The upgrade process can be monitored using juju status
command, where the message of the units will provide information about which units have been upgraded already, which unit is currently upgrading and which units are waiting for the upgrade to be triggered, as shown below:
...
App Version Status Scale Charm Channel Rev Exposed Message
kafka active 3 kafka 3/stable 147 no
Unit Workload Agent Address Ports Message
...
kafka/0 active idle 10.193.41.131 Other units upgrading first...
kafka/1* active idle 10.193.41.109 Upgrading...
kafka/2 active idle 10.193.41.221 Upgrade completed
...
Failing upgrade¶
Before upgrading the unit, the charm will check whether the upgrade can be performed, e.g. this may mean:
Checking that the upgrade from the previous charm revision and Apache Kafka version is allowed.
Checking that other external applications that Apache Kafka depends on (e.g. Apache ZooKeeper) are running the correct version.
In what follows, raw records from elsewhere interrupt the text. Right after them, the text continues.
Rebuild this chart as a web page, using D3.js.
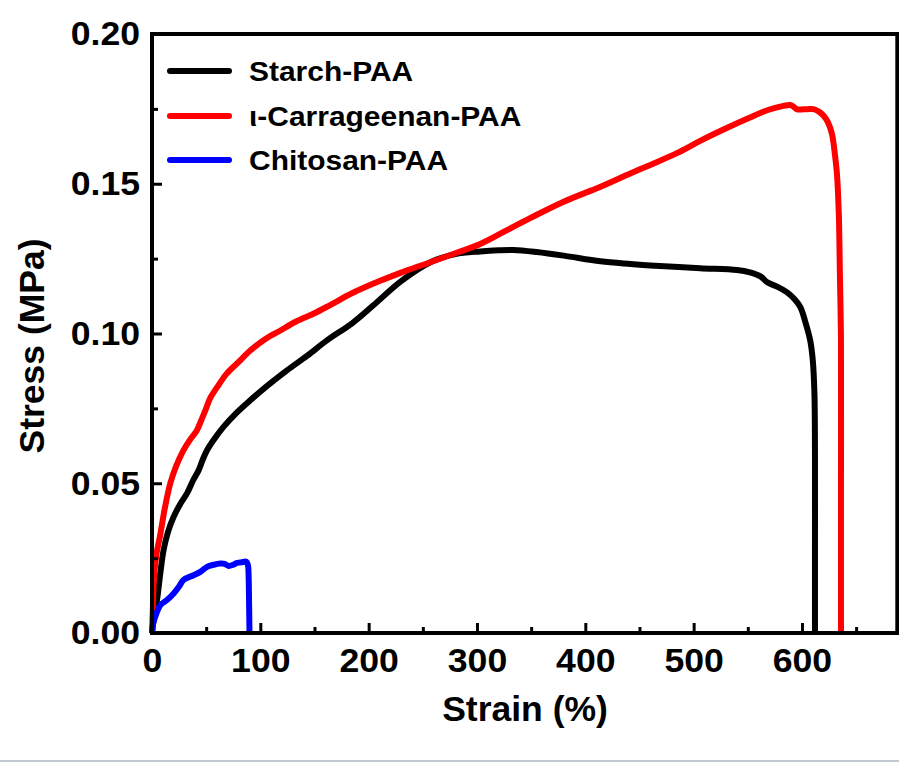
<!DOCTYPE html>
<html>
<head>
<meta charset="utf-8">
<script src="https://cdn.jsdelivr.net/npm/d3@7"></script>
<style>
  html, body { margin: 0; padding: 0; background: #fff; }
  svg { display: block; }
  text { font-family: "Liberation Sans", Arial, Helvetica, sans-serif; font-weight: bold; fill: #000; }
</style>
</head>
<body>
<svg id="chart" width="899" height="764"></svg>
<script>
// ---- data ----
const seriesNames = ["Starch-PAA", "\u03B9-Carrageenan-PAA", "Chitosan-PAA"];
const seriesColors = ["#000000", "#ff0000", "#0000ff"];

const starchStrain = [0, 2, 4.6, 7.7, 10.7, 15, 20, 26, 32.3, 38, 43, 47, 50.8, 58, 66, 78, 90.7, 108, 124.6, 143, 161.5, 185, 204.6, 230, 257, 280, 303, 320, 334, 355, 380, 414, 442, 460, 506, 540, 552, 562, 568, 578, 586, 593, 598.5, 603, 607.6, 610, 611.5, 612, 612, 612];
const starchStress = [0, 0.006, 0.011, 0.02, 0.0277, 0.034, 0.0388, 0.043, 0.0466, 0.051, 0.0543, 0.058, 0.061, 0.065, 0.0688, 0.0735, 0.0777, 0.083, 0.0877, 0.0925, 0.0977, 0.1035, 0.1095, 0.1175, 0.1238, 0.1265, 0.1274, 0.1278, 0.1279, 0.1272, 0.126, 0.1241, 0.1232, 0.1227, 0.1218, 0.1212, 0.1204, 0.119, 0.1171, 0.1155, 0.1138, 0.1115, 0.1088, 0.104, 0.0977, 0.091, 0.08, 0.06, 0.03, 0];

const carrStrain = [0, 0.8, 1.5, 4, 7.7, 12, 16.9, 22, 29, 35, 41.5, 46, 50, 53.8, 60, 69, 80, 90.7, 104, 118.5, 133, 149, 164.5, 185, 210, 235, 257, 280, 303, 325, 349, 380, 414, 442, 460, 485, 506, 530, 552, 570, 583, 589, 592, 595, 605, 610.5, 616, 620, 624, 627.7, 630, 632.3, 634, 635, 636, 636, 636];
const carrStress = [0, 0.008, 0.0166, 0.026, 0.033, 0.042, 0.05, 0.0555, 0.061, 0.0645, 0.0677, 0.0715, 0.075, 0.0785, 0.082, 0.0866, 0.0905, 0.0943, 0.098, 0.101, 0.104, 0.1066, 0.1095, 0.1135, 0.1175, 0.121, 0.1238, 0.1268, 0.1299, 0.134, 0.1385, 0.144, 0.149, 0.1535, 0.1563, 0.1603, 0.1643, 0.1685, 0.1721, 0.1748, 0.176, 0.1763, 0.1758, 0.1749, 0.1749, 0.1749, 0.174, 0.1727, 0.1705, 0.1666, 0.161, 0.1532, 0.14, 0.12, 0.0977, 0.05, 0];

const chitoStrain = [0, 1, 3, 7.7, 13.8, 20, 25, 29, 38.4, 45, 50.8, 57, 63, 67, 70.7, 75, 78.5, 84, 87, 88.5, 89.2, 89.6, 90];
const chitoStress = [0, 0.003, 0.0054, 0.0093, 0.011, 0.0132, 0.0155, 0.0177, 0.0193, 0.0205, 0.0221, 0.0228, 0.0232, 0.0231, 0.0224, 0.0228, 0.0234, 0.0237, 0.0238, 0.0228, 0.0188, 0.01, 0];

const xMajorTicks = [0, 100, 200, 300, 400, 500, 600];
const xMinorTicks = [50, 150, 250, 350, 450, 550, 650];
const yMajorTicks = [0, 0.05, 0.10, 0.15, 0.20];
const yMinorTicks = [0.025, 0.075, 0.125, 0.175];
const xTitle = "Strain (%)";
const yTitle = "Stress (MPa)";

// ---- layout ----
const svg = d3.select("#chart");
const x = d3.scaleLinear().domain([0, 688]).range([152, 897.3]);
const y = d3.scaleLinear().domain([0, 0.2]).range([633, 34]);

const series = [
  { name: seriesNames[0], color: seriesColors[0], pts: d3.zip(starchStrain, starchStress) },
  { name: seriesNames[1], color: seriesColors[1], pts: d3.zip(carrStrain, carrStress) },
  { name: seriesNames[2], color: seriesColors[2], pts: d3.zip(chitoStrain, chitoStress) }
];

// screenshot border line at the bottom
svg.append("line").attr("x1", 0).attr("x2", 899).attr("y1", 761).attr("y2", 761)
  .attr("stroke", "#c3c9d2").attr("stroke-width", 2);

const line = d3.line().x(d => x(d[0])).y(d => y(d[1])).curve(d3.curveCatmullRom.alpha(0.5));

const plot = svg.append("g");
plot.selectAll("path.series").data(series).join("path")
  .attr("class", "series")
  .attr("d", d => line(d.pts))
  .attr("fill", "none")
  .attr("stroke", d => d.color)
  .attr("stroke-width", 6)
  .attr("stroke-linejoin", "round")
  .attr("stroke-linecap", "butt");

const TICK_SX = 1.08;

// axes (ticks pointing inward)
const xAxis = svg.append("g").attr("transform", `translate(0,${y(0)})`)
  .call(d3.axisBottom(x).tickValues(xMajorTicks).tickFormat(d3.format("d")).tickSizeInner(-10).tickSizeOuter(0));
xAxis.select(".domain").remove();
xAxis.selectAll(".tick line").attr("stroke", "#000").attr("stroke-width", 3);
xAxis.selectAll(".tick text").attr("font-size", 33).attr("y", 0).attr("dy", 39)
  .attr("transform", `scale(${TICK_SX},1)`)
  .style("font-family", '"Liberation Sans", Arial, sans-serif').style("font-weight", "bold");

const xMinor = svg.append("g").attr("transform", `translate(0,${y(0)})`)
  .call(d3.axisBottom(x).tickValues(xMinorTicks).tickFormat("").tickSizeInner(-6).tickSizeOuter(0));
xMinor.select(".domain").remove();
xMinor.selectAll(".tick line").attr("stroke", "#000").attr("stroke-width", 3);

const yAxis = svg.append("g").attr("transform", `translate(${x(0)},0)`)
  .call(d3.axisLeft(y).tickValues(yMajorTicks).tickFormat(d3.format(".2f")).tickSizeInner(-10).tickSizeOuter(0));
yAxis.select(".domain").remove();
yAxis.selectAll(".tick line").attr("stroke", "#000").attr("stroke-width", 3);
yAxis.selectAll(".tick text").attr("font-size", 33).attr("x", -12 / TICK_SX).attr("dy", "0.33em")
  .attr("transform", `scale(${TICK_SX},1)`)
  .style("font-family", '"Liberation Sans", Arial, sans-serif').style("font-weight", "bold");

const yMinor = svg.append("g").attr("transform", `translate(${x(0)},0)`)
  .call(d3.axisLeft(y).tickValues(yMinorTicks).tickFormat("").tickSizeInner(-6).tickSizeOuter(0));
yMinor.select(".domain").remove();
yMinor.selectAll(".tick line").attr("stroke", "#000").attr("stroke-width", 3);

// frame
svg.append("rect")
  .attr("x", x(0)).attr("y", y(0.2))
  .attr("width", x(688) - x(0)).attr("height", y(0) - y(0.2))
  .attr("fill", "none").attr("stroke", "#000").attr("stroke-width", 4);

// axis titles
svg.append("text").attr("x", 525).attr("y", 721).attr("text-anchor", "middle")
  .attr("font-size", 35.5).text(xTitle);
svg.append("text").attr("transform", "translate(44,346) rotate(-90)").attr("text-anchor", "middle")
  .attr("font-size", 35.5).text(yTitle);

// legend
const legY = [71, 116, 160];
const leg = svg.append("g");
series.forEach((s, i) => {
  leg.append("line").attr("x1", 170).attr("x2", 229).attr("y1", legY[i]).attr("y2", legY[i])
    .attr("stroke", s.color).attr("stroke-width", 6).attr("stroke-linecap", "round");
  leg.append("text").attr("transform", `translate(249,${legY[i] + 10}) scale(1.07,1)`)
    .attr("font-size", 28).text(s.name);
});
</script>
</body>
</html>
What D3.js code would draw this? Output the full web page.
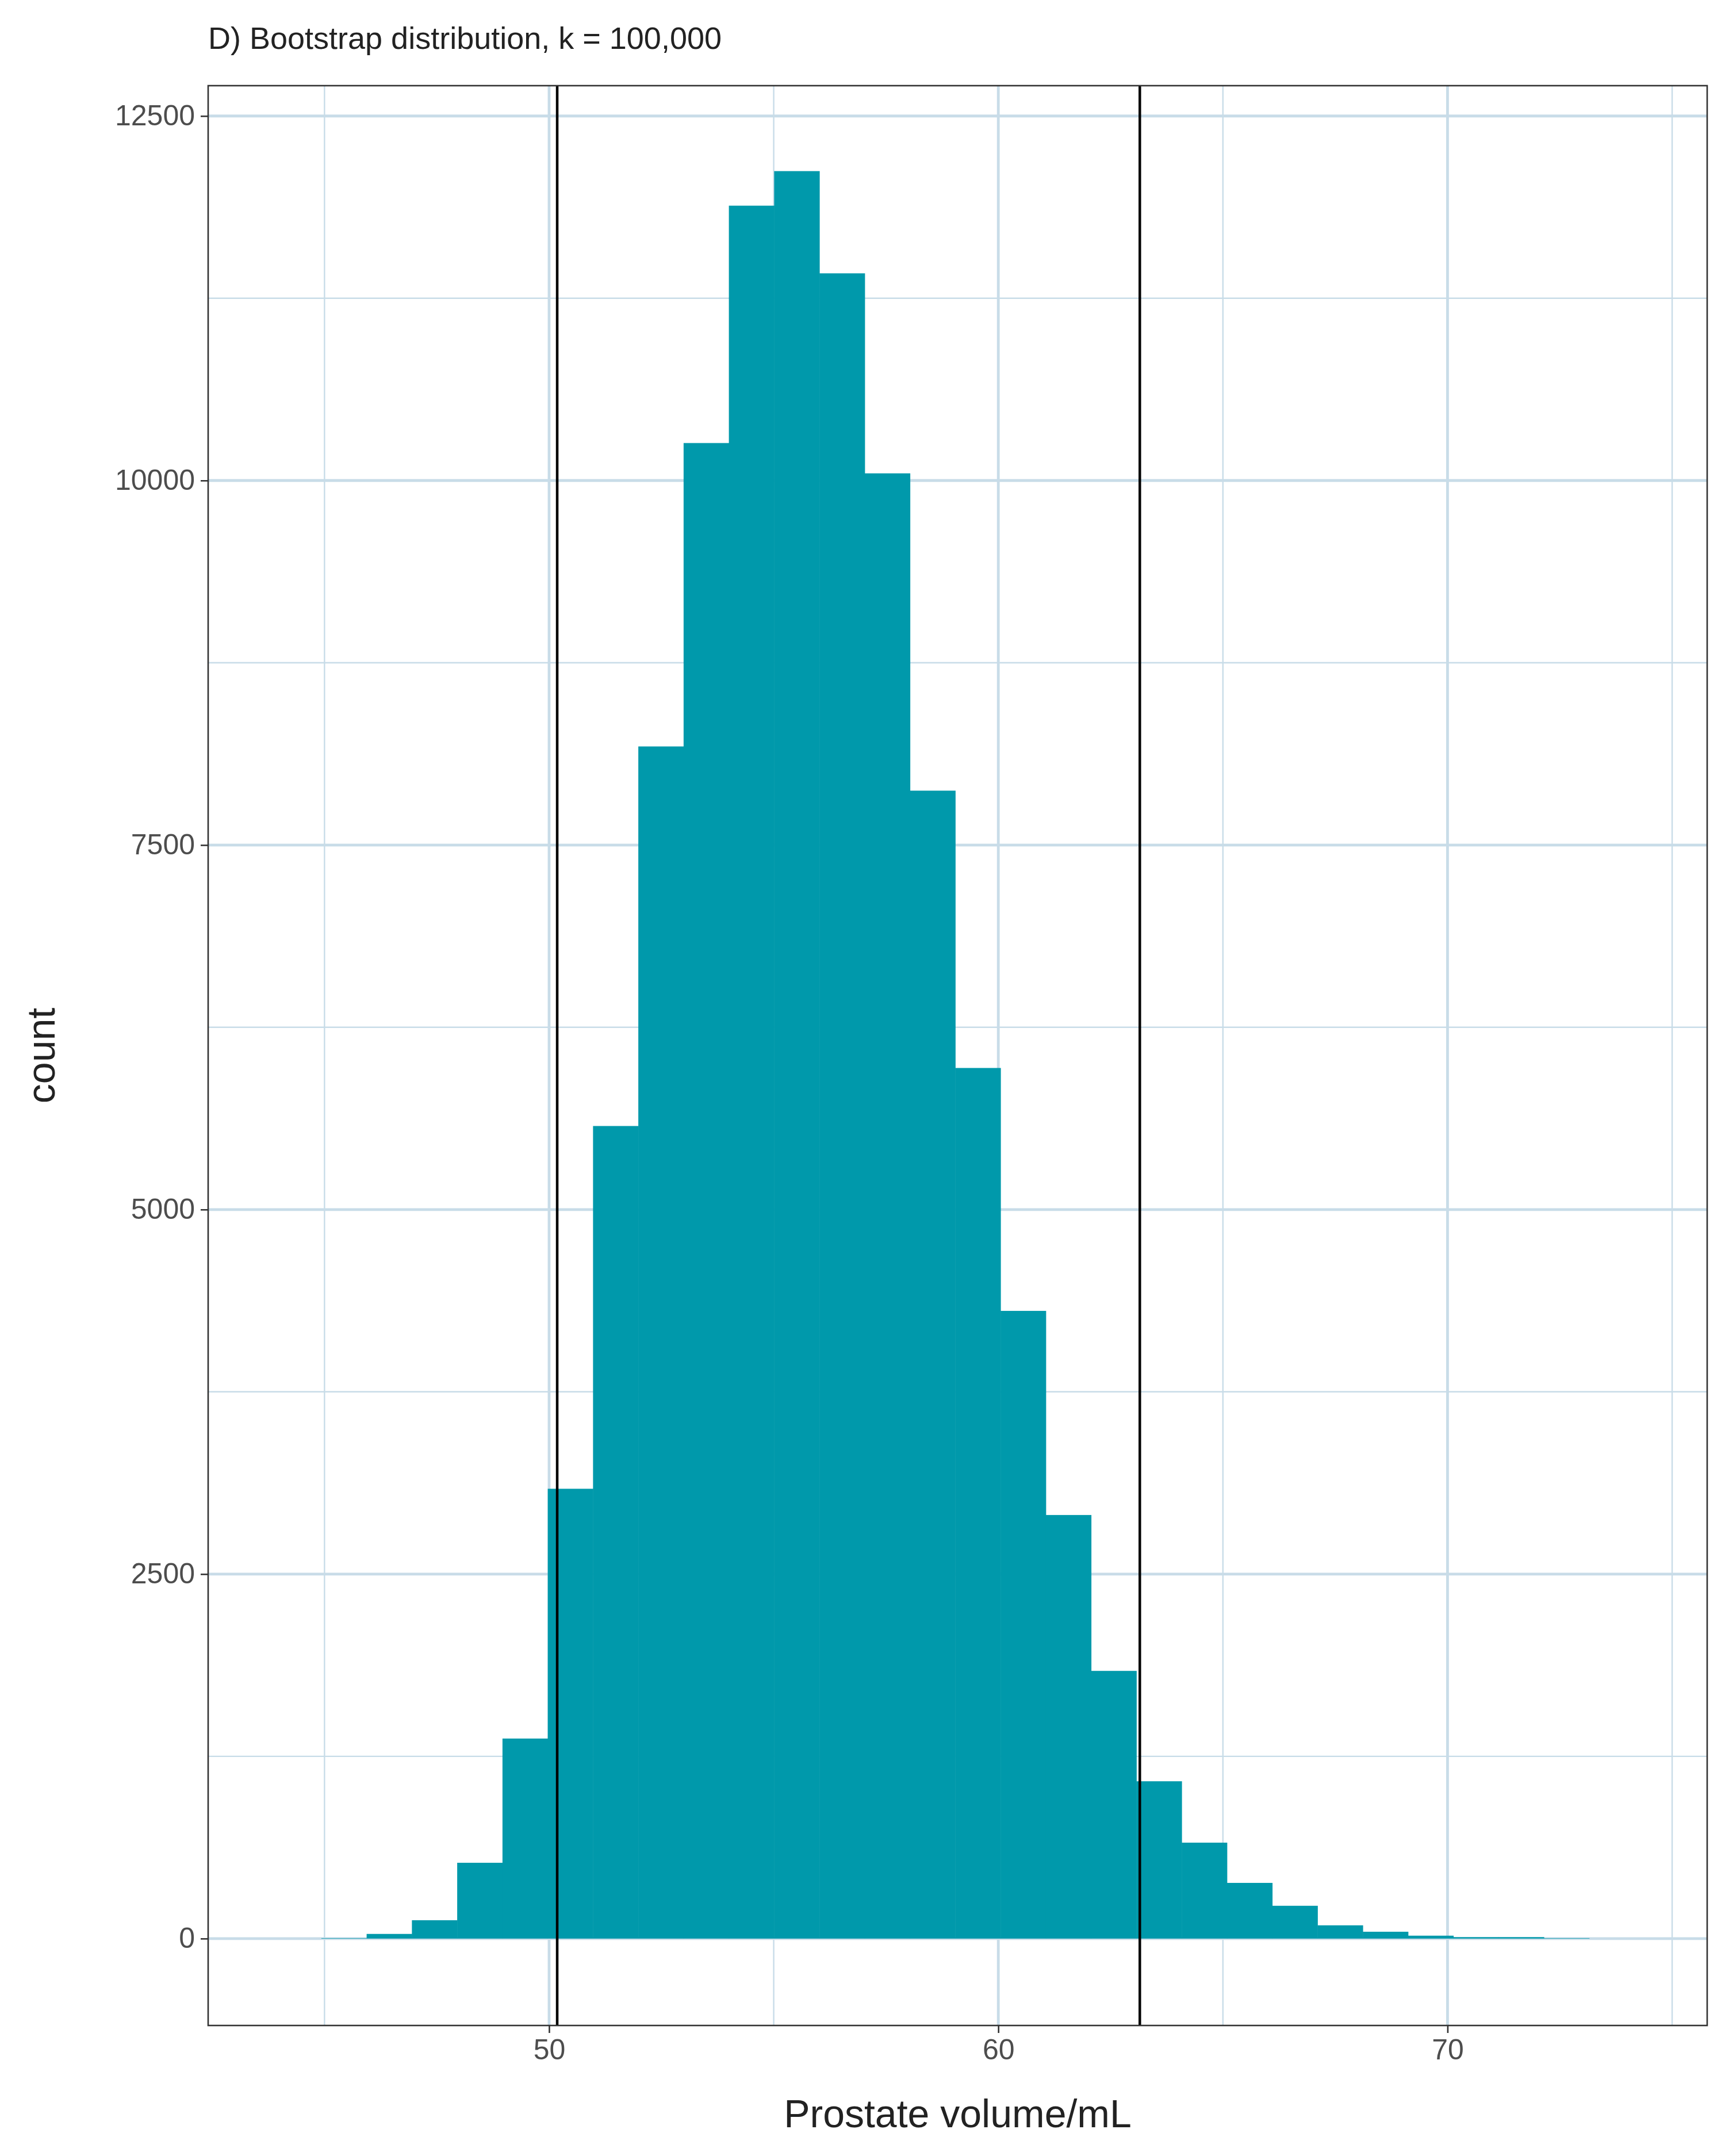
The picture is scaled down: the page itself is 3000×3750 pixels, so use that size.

Note that these checks are only possible after a refresh of the charm code, and therefore cannot be done upfront (e.g. during the pre-upgrade-checks
action).
If some of these checks fail, the upgrade will be aborted. When this happens, the workload may still be operating (as only the operator may have failed) but we recommend rolling back the upgrade as soon as possible.
To roll back the upgrade, re-run steps #2 and #3, using the revision taken in step 1:
juju run kafka-k8s/leader pre-upgrade-check
juju refresh kafka-k8s --revision=${KAFKA_CHARM_REVISION}
We strongly recommend to also retrieve the full set of logs with juju debug-log
, to extract insights on why the upgrade failed.
Combined upgrades¶
If Charmed Apache Kafka K8s and Charmed Apache ZooKeeper K8s both need to be upgraded, we recommend starting the upgrade from the Charmed Apache ZooKeeper. As outlined above, the two upgrades should NEVER be done concurrently.